Pitaya Vs Dragon Fruit What is the Difference?
The difference is only in the name. The names pitaya or pitahaya come from Mexico and appear to have been named after the cactus the fruit grows on. The name Dragon Fruit is distinctly American and caught on in the 1960s as a nod to its unique appearance.
Dragon Fruit FAQs
Can I eat the skin? Oh no, don’t do that. It is very hard, bitter, and fibrous. Use the skin for its distinctive appearance on your fruit trays, but throw it in the compost bin afterwards.
Are dragon fruits expensive? Yes, we consider them relatively expensive. Here in Colorado we generally see $4-7 per fruit pricing.
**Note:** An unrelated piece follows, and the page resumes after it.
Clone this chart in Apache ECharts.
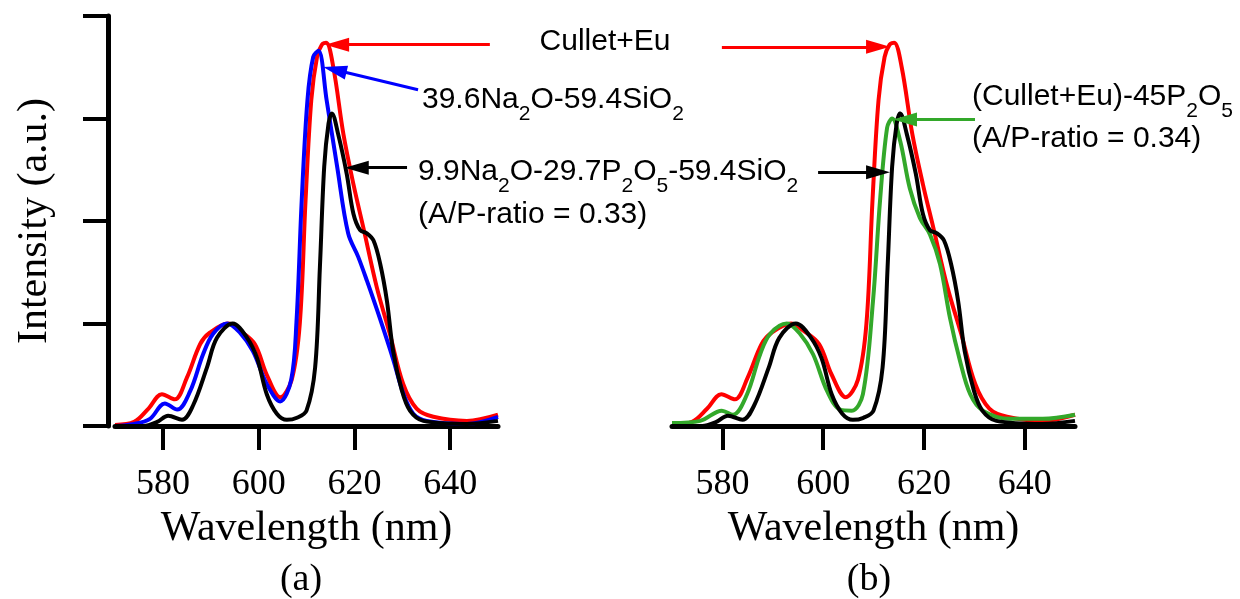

The price appears to be coming down over time however, as the popularity picks up and sales volume increases.
When is dragon fruit ripe? Look for pink, red, or yellow fruit. If the skin is green it isn’t ripe. The thing is, dragon fruit doesn’t ripen off the vine, or at best ripens very little off the vine, so be sure to get them in full color at the store.
How do you cut a dragon fruit? Well it can be a little tricky which is why we published a separate guide with a video: how to cut a dragon fruit. We prefer to not send you to other links in our articles, but it seemed appropriate here.
This wraps up our look at different types of dragon fruit. We hope you found this a helpful look at an intriguing and fun to use fruit. As always Happy Cooking from your friends at Live Eat Learn!